Little spades have a way of quickly becoming snowshovels when we've decided to do it our way rather than depend on God. One wrong choice leads to another. A compromising situation leads to lies, which leads to...

Have you been there? Suddenly, you're in too deep to see a way out and you're ready to scream for help. But by then, the damage is done. There is no easy way out. You're gonna get dirty.

Thankfully, God doesn't leave us in the hole when we're serious about doing it his way. However, His way usually does not include a rope ladder and a helicopter. His way usually forces us to dig our way out the same way we dug our way in...one scoop at a time.

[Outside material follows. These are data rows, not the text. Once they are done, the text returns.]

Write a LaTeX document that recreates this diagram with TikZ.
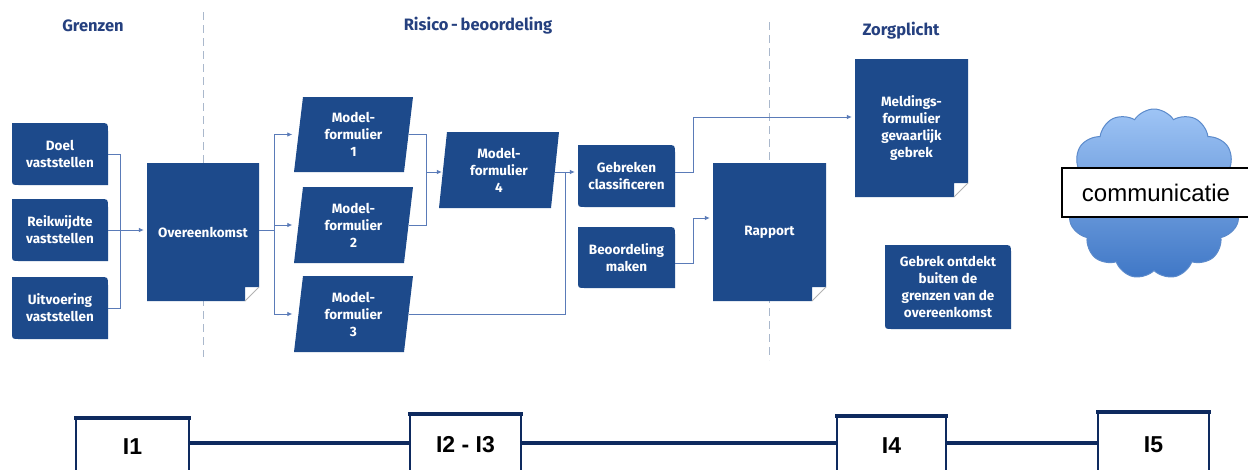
\documentclass[tikz,border=0pt]{standalone}
\usepackage{fontspec}
\setmainfont{Fira Sans}
\newfontfamily\arialf{Liberation Sans}
\usetikzlibrary{arrows.meta,shapes.symbols}
\definecolor{boxblue}{HTML}{1D4A8B}
\definecolor{linkblue}{HTML}{5A7BB8}
\definecolor{titleblue}{HTML}{25407F}
\definecolor{darknavy}{HTML}{0E2A5F}
\definecolor{cloudtop}{HTML}{9EC4F5}
\definecolor{cloudbot}{HTML}{3F77C6}
\definecolor{cloudedge}{HTML}{5B8ACB}
\definecolor{dashgray}{HTML}{AAB8CC}
\tikzset{
  boxtext/.style={text=white, font=\bfseries\fontsize{13.5}{17}\selectfont, align=center, inner sep=0pt},
  titletext/.style={text=titleblue, font=\bfseries\fontsize{16.5}{18}\selectfont, inner sep=0pt},
  link/.style={draw=linkblue, line width=0.8pt},
  arr/.style={link, -{Latex[length=5pt,width=4.5pt]}, shorten >=3pt},
  sep/.style={draw=dashgray, line width=1pt, dash pattern=on 8pt off 5pt},
  tbox/.style={draw=darknavy, line width=2pt, fill=white, inner sep=0pt, anchor=north,
    font=\arialf\bfseries\fontsize{23}{25}\selectfont},
  tline/.style={draw=darknavy, line width=4.5pt},
}
% rounded box: name, x1, y1, x2, y2, text
\newcommand\rbox[6]{%
  \fill[boxblue] (#2,#3) -- ({#4-8},#3) .. controls (#4,#3) .. (#4,{#3+8}) -- (#4,#5)
    -- ({#2+7},#5) .. controls (#2,#5) .. (#2,{#5-7}) -- cycle;
  \node[boxtext, minimum width={#4-#2}, minimum height={#5-#3}] (#1) at ({(#2+#4)/2},{(#3+#5)/2}) {#6};
}
% note box with folded corner: name, x1, y1, x2, y2, text
\newcommand\nbox[6]{%
  \fill[boxblue] (#2,#3) -- (#4,#3) -- (#4,{#5-14}) -- ({#4-14},{#5-14}) -- ({#4-14},#5) -- (#2,#5) -- cycle;
  \draw[gray!60, line width=0.8pt] (#4,{#5-14}) -- ({#4-14},#5);
  \node[boxtext, minimum width={#4-#2}, minimum height={#5-#3}] (#1) at ({(#2+#4)/2},{(#3+#5)/2}) {#6};
}
% parallelogram: name, top-left x, y1, y2, width, slant, text
\newcommand\pbox[7]{%
  \fill[boxblue] (#2,#3) -- ({#2+#5},#3) -- ({#2+#5-#6},#4) -- ({#2-#6},#4) -- cycle;
  \node[boxtext, minimum width={#5}, minimum height={#4-#3}] (#1) at ({#2+#5/2-#6/2},{(#3+#4)/2}) {#7};
}
\begin{document}
\begin{tikzpicture}[x=1pt, y=-1pt]
\useasboundingbox (0,0) rectangle (1248,469);
\fill[white] (0,0) rectangle (1248,469);

% titles
\node[titletext] (tgrenzen) at (93,26) {Grenzen};
\node[titletext] (trisico) at (478,26) {Risico\,-\,beoordeling};
\node[titletext] (tzorg) at (901,31) {Zorgplicht};

% separators
\coordinate (s1a) at (203,12); \coordinate (s1b) at (203,357);
\coordinate (s2a) at (769,22); \coordinate (s2b) at (769,360);
\draw[sep] (s1a) -- (s1b);
\draw[sep] (s2a) -- (s2b);

% boxes
\rbox{doel}{12}{123}{108}{185}{Doel\\vaststellen}
\rbox{reik}{12}{199}{108}{261}{Reikwijdte\\vaststellen}
\rbox{uitv}{12}{277}{108}{339}{Uitvoering\\vaststellen}
\nbox{over}{147}{163}{259}{301}{Overeenkomst}
\pbox{m1}{303}{97}{172}{110}{9}{Model-\\formulier\\1}
\pbox{m2}{303}{187}{263}{110}{9}{Model-\\formulier\\2}
\pbox{m3}{303}{276}{352}{110}{9}{Model-\\formulier\\3}
\pbox{m4}{447}{132}{208}{112}{8}{Model-\\formulier\\4}
\rbox{geb}{578}{145}{675}{207}{Gebreken\\classificeren}
\rbox{beo}{578}{227}{675}{288}{Beoordeling\\maken}
\nbox{rap}{713}{163}{826}{301}{Rapport}
\nbox{meld}{855}{59}{968}{197}{Meldings-\\formulier\\gevaarlijk\\gebrek}
\rbox{buiten}{885}{245}{1011}{329}{Gebrek ontdekt\\buiten de\\grenzen van de\\overeenkomst}

% connectors
\coordinate (j1) at (120,230);
\draw[link] (doel.east) -| (j1);
\draw[link] (uitv.east) -| (j1);
\draw[arr] (reik.east) -- (reik.east -| over.west);

\coordinate (j2) at (274,230);
\draw[link] (over.east |- j2) -- (j2);
\draw[link] (j2 |- m1.west) -- (j2 |- m3.west);
\draw[arr, shorten >=6pt] (j2 |- m1.west) -- (m1.west);
\draw[arr, shorten >=6pt] (j2 |- m2.west) -- (m2.west);
\draw[arr, shorten >=6pt] (j2 |- m3.west) -- (m3.west);

\coordinate (j3) at (426,172);
\draw[link] (m1.east) -| (j3);
\draw[link] (m2.east) -| (j3);
\draw[arr, shorten >=1pt] (j3) -- (j3 -| m4.west);

\coordinate (j4) at (565,172);
\draw[arr] (m4.east |- j4) -- (j4 -| geb.west);
\draw[link] (m3.east) -| (j4);

\coordinate (j5t) at (693,117);
\coordinate (j5m) at (693,218);
\draw[link] (geb.east |- j4) -| (j5t);
\draw[link] (beo.east |- 0,263) -| (j5m);
\draw[arr] (j5m) -- (j5m -| rap.west);
\draw[arr] (j5t) -- (j5t -| meld.west);

% cloud
\node[cloud, cloud puffs=13, cloud puff arc=115, aspect=1.05, minimum width=178pt, minimum height=170pt,
  draw=cloudedge, line width=1pt, top color=cloudtop, bottom color=cloudbot] (cloud) at (1154,194) {};
\node[draw=black, line width=1.2pt, fill=white, minimum width=188pt, minimum height=49pt, inner sep=0pt,
  font=\arialf\fontsize{24}{26}\selectfont] (comm) at (1156,192.5) {communicatie};

% timeline
\node[tbox, minimum width=113pt, minimum height=56pt] (i1) at (132.5,418) {I1};
\node[tbox, minimum width=111pt, minimum height=60pt] (i23) at (465.5,414) {I2 - I3};
\node[tbox, minimum width=109pt, minimum height=58pt] (i4) at (891.5,416) {I4};
\node[tbox, minimum width=111pt, minimum height=64pt] (i5) at (1153.5,412) {I5};
\foreach \b in {i1,i23,i4,i5} { \draw[draw=darknavy, line width=4pt] ([xshift=-1pt]\b.north west) -- ([xshift=1pt]\b.north east); }
\draw[tline] (i1.east |- 0,443) -- (i23.west |- 0,443);
\draw[tline] (i23.east |- 0,443) -- (i4.west |- 0,443);
\draw[tline] (i4.east |- 0,443) -- (i5.west |- 0,443);
\end{tikzpicture}
\end{document}
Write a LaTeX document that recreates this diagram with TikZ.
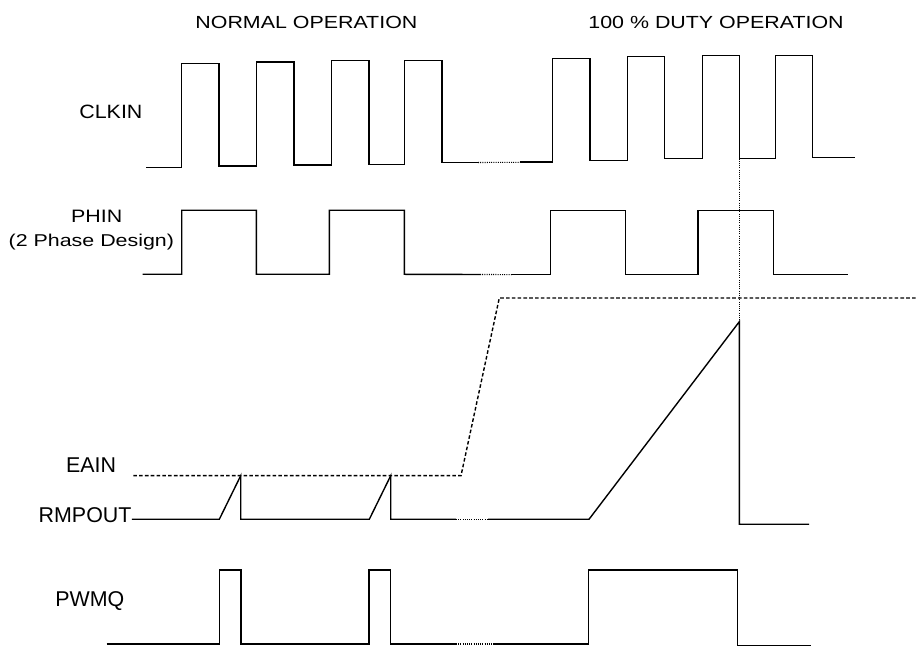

One shovelful after another, we start filling in the hole with right choices, good advice, wise counsel, and a huge dose of humility. God's way easily separates the ones who mean it from the ones who just want a quick exit. But don't worry about the others as they give you a jaunty wave from the sky. The ones swinging from the rope ladder will be back in the hole soon. God's way out leaves an indelible impression--one not easily forgotten.


What hole do you find yourself in today? What prison bars are you rattling, demanding an exit? Are you angry at God? At someone else?


Before you cast any blame, look in your hand? Are you holding the shovel?